The firm is piloting the program in two Southwest locations, with handpicked playlists subtly transmitted in common areas, spas and eateries. The music is available online, too, so enchanted guests can download, listen and evoke fond memories of the Hyatt long after their suntans have faded.
The program makes spectacular sense considering the heavy-gauge link that connects music and memories. Research studies have demonstrated that music stimulates certain parts of the brain – most notably the tiny cranial shoebox where our memories are stored.
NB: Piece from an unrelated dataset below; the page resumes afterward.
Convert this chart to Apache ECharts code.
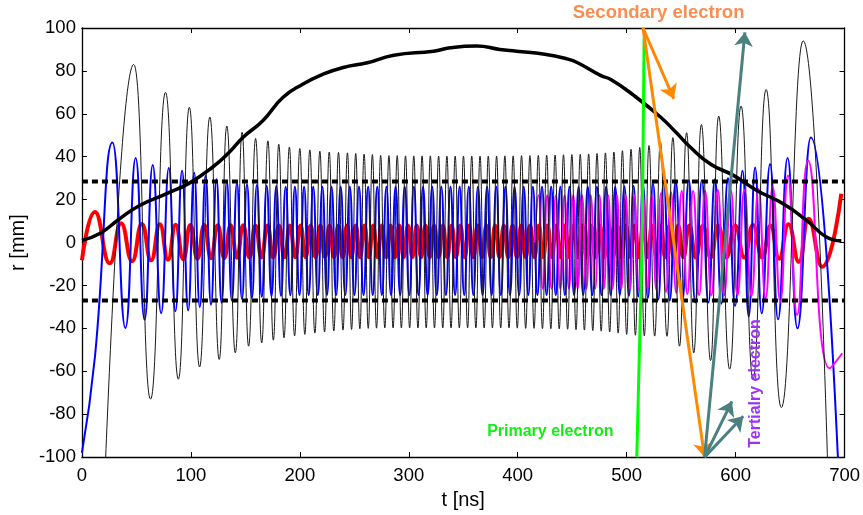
<!DOCTYPE html>
<html><head><meta charset="utf-8">
<script src="https://cdn.jsdelivr.net/npm/echarts@6/dist/echarts.min.js"></script>
<style>html,body{margin:0;padding:0;background:#fff}#c{width:863px;height:515px}</style>
</head><body><div id="c"></div>
<script>
// ---------- data: [t (ns), r (mm)] extrema of each orbit ----------
const blackThin = [[18,-150],[47.5,83],[63,-73],[76.7,70],[88.5,-63.7],[98.6,63],[108,-58],[117.4,58.5],[126,-54.5],[133,54.3],[140.8,-51.4],[147,51.4],[153,-48.3],[159.4,48.5],[165,-46.8],[170.7,47.4],[175.7,-45.5],[180.7,45.8],[185.5,-44.4],[190.4,44.5],[195.2,-43.5],[200,43.8],[204.6,-42.8],[209.2,43.2],[213.8,-42.2],[218.4,42.6],[222.7,-41.7],[227,42.2],[231.2,-41.2],[235.5,42],[239.6,-40.8],[243.7,41.8],[247.5,-40.5],[251.3,41.5],[255.1,-40.2],[259,41.2],[262.8,-40],[266.6,41],[270.4,-39.9],[274.2,40.6],[278,-39.8],[281.8,40.5],[285.6,-39.8],[289.4,40.5],[293.2,-39.8],[297,40.4],[300.8,-39.8],[304.6,40.4],[308.4,-39.8],[312.2,40.4],[316,-39.8],[319.8,40.4],[323.6,-39.8],[327.4,40.3],[331.2,-39.8],[335,40.3],[338.8,-39.8],[342.6,40.3],[346.4,-39.8],[350.2,40.3],[354,-39.8],[357.8,40.3],[361.6,-39.8],[365.4,40.3],[369.2,-39.8],[373,40.3],[376.8,-39.8],[380.6,40.3],[384.4,-39.8],[388.2,40.4],[392,-39.8],[395.8,40.4],[399.6,-39.9],[403.5,40.5],[407.3,-40],[411.2,40.5],[415,-40],[418.9,40.6],[422.7,-40.1],[426.6,40.7],[430.4,-40.2],[434.3,40.8],[438.1,-40.3],[442,40.9],[445.8,-40.4],[449.7,41],[453.5,-40.6],[457.4,41.1],[461.2,-40.8],[465.1,41.3],[468.9,-41],[472.8,41.5],[476.6,-41.3],[480.5,41.8],[484.4,-41.7],[488.3,42.2],[492.2,-42.2],[496.1,42.8],[500,-42.8],[504,43.5],[508,-43.2],[512,44.3],[516.2,-43.5],[520.5,45.2],[525.7,-43.6],[531,46.8],[537,-43.7],[542.4,48.9],[548.5,-48.3],[555,51.2],[561.6,-51.4],[568.6,55],[577,-55],[584.5,58.9],[594.5,-59],[605,63.6],[616,-63.7],[628,71.3],[642,-76.9],[662,94],[687,-150]];

const blue = [[0,-98],[12,-53],[28,46.6],[39.9,-39.8],[49.3,39.4],[57.5,-36],[65,36.1],[72.7,-32.9],[79.7,34.7],[85.8,-32],[91.9,33.5],[97.5,-31.6],[103,32.5],[108.2,-30],[113.5,31],[118.5,-29],[123.5,29.5],[128.2,-28],[133,28.5],[137.6,-27],[142.3,27.8],[146.9,-26.3],[151.5,27.2],[156,-25.8],[160.6,26.8],[165.1,-25.3],[169.6,26.5],[174,-25],[178.4,26.3],[182.7,-24.8],[187,26],[191.3,-24.6],
 [195.5,26],[199.7,-24.5],[203.9,26],[208.1,-24.5],[212.3,26],[216.5,-24.5],[220.7,26],[224.9,-24.5],[229.1,26],[233.3,-24.5],[237.5,26],[241.7,-24.5],[245.9,26],[250.1,-24.5],[254.3,26],[258.5,-24.5],[262.7,26],[266.9,-24.5],[271.1,26],[275.3,-24.5],[279.5,26],[283.7,-24.5],[287.9,26],[292.1,-24.5],[296.3,26],[300.5,-24.5],[304.7,26],[308.9,-24.5],[313.1,26],[317.3,-24.5],[321.5,26],[325.7,-24.5],[329.9,26],[334.1,-24.5],[338.3,26],[342.5,-24.5],[346.7,26],[350.9,-24.5],[355.1,26],[359.3,-24.5],[363.5,26],[367.7,-24.5],[371.9,26],[376.1,-24.5],[380.3,26],[384.5,-24.5],[388.7,26],[392.9,-24.5],[397.1,26],[401.3,-24.5],[405.5,26],[409.7,-24.5],[413.9,26],[418.1,-24.5],[422.3,26],[426.5,-24.5],[430.7,26],[434.9,-24.5],[439.1,26],[443.3,-24.5],[447.5,26],[451.7,-24.5],[455.9,26],[460.1,-24.5],[464.3,26],[468.5,-24.5],[472.7,26],[476.9,-24.5],[481.1,26],[485.3,-24.5],[489.5,26],[493.7,-24.5],
 [497.9,26.2],[502.1,-24.8],[506.3,26.5],[510.6,-25.2],[515,27],[519.5,-25.8],[524.2,27.5],[529,-26.5],[534,28],[539.5,-27],[545,28.5],[551,-27.5],[557,29],[563,-28],[569,29],[575,-28],[581,29.5],[587,-28.5],[593,30],[599.5,-29.5],[606.3,33.5],[612,-34.5],[617.9,35],[624,-33],[631.6,36.6],[639,-35.8],[647.7,39.4],[656.8,-40],[669,49],[701,-190]];

const red = [[0,-8.2],[11.9,14.2],[25.6,-9.7],[36,9],[46,-8.7],[55,8.7],[63.5,-8.3],[71.5,8.5],[79,-8],[86,8.3],[93,-7.8],[99.5,8.2],[106,-7.5],[112.3,8.2],[118.5,-7.3],[124.6,8.1],[130.6,-7.2],[136.5,8.1],[142.3,-7.1],[148,8.1],[153.7,-7],[159.3,8],[164.8,-7],[170.3,8],[175.6,-6.9],[180.8,8],[185.9,-6.8],[190.9,8],[195.8,-6.8],[200.6,8],[205.3,-6.8],[209.9,8],[214.4,-6.8],[218.8,8],[223.1,-6.8],[227.3,8],
 [231.3,-6.8],[235.3,8],[239.3,-6.8],[243.3,8],[247.3,-6.8],[251.3,8],[255.3,-6.8],[259.3,8],[263.3,-6.8],[267.3,8],[271.3,-6.8],[275.3,8],[279.3,-6.8],[283.3,8],[287.3,-6.8],[291.3,8],[295.3,-6.8],[299.3,8],[303.3,-6.8],[307.3,8],[311.3,-6.8],[315.3,8],[319.3,-6.8],[323.3,8],[327.3,-6.8],[331.3,8],[335.3,-6.8],[339.3,8],[343.3,-6.8],[347.3,8],[351.3,-6.8],[355.3,8],[359.3,-6.8],[363.3,8],[367.3,-6.8],[371.3,8],[375.3,-6.8],[379.3,8],[383.3,-6.8],[387.3,8],[391.3,-6.8],[395.3,8],[399.3,-6.8],[403.3,8],[407.3,-6.8],[411.3,8],[415.3,-6.8],[419.3,8],[423.3,-6.8],[427.3,8],[431.3,-6.8],[435.3,8],[439.3,-6.8],[443.3,8],[447.3,-6.8],[451.3,8],[455.3,-6.8],[459.3,8],[463.3,-6.8],[467.3,8],[471.3,-6.8],[475.3,8],[479.3,-6.8],[483.3,8],[487.3,-6.8],[491.3,8],[495.3,-6.8],[499.3,8],[503.3,-6.8],[507.3,8],[511.3,-6.8],[515.3,8],[519.3,-6.8],[523.3,8],[527.3,-6.8],[531.3,8],[535.3,-6.8],[539.3,8],[543.3,-6.8],[547.3,8],
 [552,-6.9],[557.5,8],[563.5,-7],[570,8],[577,-7],[584,8],[591.5,-7],[599.5,8],[608,-7],[616,8.2],[624.5,-7],[632,8],[640,-7.5],[648.5,8.5],[658,-9],[667,11.1],[679.5,-11.3],[697,22.7]];

const magenta = [[415.6,0],[419,22],[423,-21.5],[427,22],[431,-21.5],[435,22],[439,-21.5],[443,22],[447,-21.5],[451,22],[455,-21.5],[459,22],[463,-21.5],[467,22],[471,-21.5],[475,22],[479,-21.5],[483,22],[487,-21.5],[491,22],[495,-21.5],[499,22],[503,-21.5],[507,22],[511,-21.5],[515,22],[519,-21.5],[523,22],
 [527.2,-22],[531.5,23],[536,-23],[540.7,23.5],[545.5,-23.5],[550.5,24],[555.7,-24],[561,24],[566.5,-24.5],[572,24],[577.8,-24.5],[583.6,24.5],[589.5,-24.5],[595.5,24.5],[601.7,-24.5],[608,24.5],[614.5,-25],[621,25],[627.5,-26],[634,26],[641,-27.5],
 [648,31.3],[656.5,-33.7],[666.5,38.3],[686.3,-58.6],[697.9,-51.6]];

const envelope = [[0,1],[16.4,4.2],[34.7,11.1],[53,17.3],[77.3,22.7],[98.6,27.7],[119.8,35.1],[135,42],[147.8,49],[166,56.8],[184.4,67.6],[202.6,73.8],[220.9,78.4],[239,81.5],[262,83.8],[286.3,87.3],[322.8,89.2],[338,90.8],[362.3,91.6],[383.6,90],[398.8,89.2],[424.7,87.8],[446,85.5],[455,83.8],[476.4,77.8],[485.5,76],[506.8,68.5],[531,58.5],[545,51.5],[558.5,44.4],[576.8,36.6],[598,31.3],[619.4,24.3],[643.7,18.1],[665,10.4],[683.3,2.6],[697,0.8]];

const wallTop = [[0,28.5],[700,28.5]];
const wallBottom = [[0,-27],[700,-27]];

const primary = [[509.3,-100],[512.3,-37.6],[514.4,8.8],[516,95.5]];

// arrows: [t0, r0, t1, r1]
const orangeArrows = [[515,100,571.5,-100],[515,100,543.3,67]];
const tealArrows = [[571.5,-100,608.5,98],[571.5,-100,596.6,-74],[571.5,-100,607,-81]];

// annotations: text and anchor (data coords)
const noteText = ['Secondary electron','Primary electron','Tertialry electron'];
const noteAt = [[529.3,106.9],[429.9,-88],[617.9,-65.7]];

const xTicks = {min:0,max:700,step:100};
const yTicks = {min:-100,max:100,step:20};

// ---------- chart ----------
const FONT = 'Arial, "Liberation Sans", sans-serif';
const chart = echarts.init(document.getElementById('c'), null, {renderer:'canvas'});

function lineSeries(data, color, width, z, extra) {
  return Object.assign({type:'line', data, showSymbol:false, symbol:'none', smooth:0.5,
    lineStyle:{color, width}, z, silent:true, animation:false, clip:true}, extra||{});
}
const axisCommon = {
  axisLine:{show:true, onZero:false, lineStyle:{color:'#000', width:1.3}},
  axisTick:{show:true, inside:true, length:5, lineStyle:{color:'#000', width:1}},
  splitLine:{show:false}
};
const labelStyle = {color:'#000', fontSize:18.5, fontFamily:FONT};
const arrowsData = (arr) => arr.map(a => ({coords:[[a[0],a[1]],[a[2],a[3]]]}));
const dotted = {smooth:false, lineStyle:{color:'#000', width:4, type:[6,4]}};

chart.setOption({
  animation:false,
  backgroundColor:'#fff',
  grid:{left:78, right:18, top:28, bottom:55, containLabel:false},
  xAxis:[
    Object.assign({type:'value', min:xTicks.min, max:xTicks.max, interval:xTicks.step, position:'bottom',
      axisLabel:Object.assign({margin:9}, labelStyle),
      name:'t [ns]', nameLocation:'middle', nameGap:28,
      nameTextStyle:{color:'#000', fontSize:20, fontFamily:FONT}}, axisCommon),
    Object.assign({type:'value', min:xTicks.min, max:xTicks.max, interval:xTicks.step, position:'top',
      axisLabel:{show:false}}, axisCommon)
  ],
  yAxis:[
    Object.assign({type:'value', min:yTicks.min, max:yTicks.max, interval:yTicks.step, position:'left',
      axisLabel:Object.assign({margin:6}, labelStyle),
      name:'r [mm]', nameLocation:'middle', nameGap:43, nameRotate:90,
      nameTextStyle:{color:'#000', fontSize:20, fontFamily:FONT}}, axisCommon),
    Object.assign({type:'value', min:yTicks.min, max:yTicks.max, interval:yTicks.step, position:'right',
      axisLabel:{show:false}}, axisCommon)
  ],
  series:[
    lineSeries(red, '#ff0000', 4, 2),
    lineSeries(blue, '#0000ff', 2, 3),
    lineSeries(magenta, '#ff00ff', 2, 4),
    lineSeries(blackThin, '#1a1a1a', 1, 5),
    lineSeries(envelope, '#000000', 3.5, 6),
    lineSeries(wallTop, '#000', 4, 7, dotted),
    lineSeries(wallBottom, '#000', 4, 7, dotted),
    lineSeries(primary, '#00ff00', 3, 8),
    {type:'lines', coordinateSystem:'cartesian2d', z:9, silent:true, animation:false,
      symbol:['none','arrow'], symbolSize:14,
      lineStyle:{color:'#ff8800', width:3, opacity:1, curveness:0},
      data:arrowsData(orangeArrows)},
    {type:'lines', coordinateSystem:'cartesian2d', z:9, silent:true, animation:false,
      symbol:['none','arrow'], symbolSize:14,
      lineStyle:{color:'#4a8080', width:3, opacity:1, curveness:0},
      data:arrowsData(tealArrows)}
  ]
});

// annotation texts, placed through the grid's own coordinate conversion
const noteStyle = [
  {fill:'#f98e50', fontSize:18.5, rotation:0},
  {fill:'#11ee11', fontSize:16, rotation:0},
  {fill:'#9a33f5', fontSize:16, rotation:Math.PI/2}
];
const graphics = noteText.map((txt,i) => {
  const p = chart.convertToPixel({gridIndex:0}, noteAt[i]);
  return {type:'text', x:p[0], y:p[1], rotation:noteStyle[i].rotation, z:20, silent:true,
    style:{text:txt, fill:noteStyle[i].fill, font:'bold ' + noteStyle[i].fontSize + 'px ' + FONT,
      align:'center', verticalAlign:'middle'}};
});
chart.setOption({graphic:graphics});
</script>
</body></html>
Consider your own experience for further evidence. Exhibit A? Your first real kiss. Ten bucks says you remember the song playing in the background (assuming you weren’t snogging in silence). For me, it was Sir Jon Bon Jovi’s “You Give Love a Bad Name” – way, way, way before Blake Lewis reinvented it. (Sadly, the title had not even a micron of irony.)
It’s amazing, really, the way a song can evoke a memory as vividly as any photograph can:
- Take “Swingtown” by Steve Miller Band. A couple of beats into it, and I’m on the backseat hump of my parents’ yellow Subaru, wedged between my brother and sister, on some drumstick-straight Midwestern highway, bound for adventure in the Rockies.
- Cue up “I Touch Myself” by the Divinyls, and I’m in my freshman-year dorm room with my best friends, cackling to the point of incontinence.
- “Jumpin’ Jumpin’” by Destiny’s Child carries me to Grand Cayman Island, close enough to the Caribbean to feel its salty spray and breathe in bougainvillea. Sigh ….
Words, music, memories – all are intangible elements that, when joined, become beautifully indelible.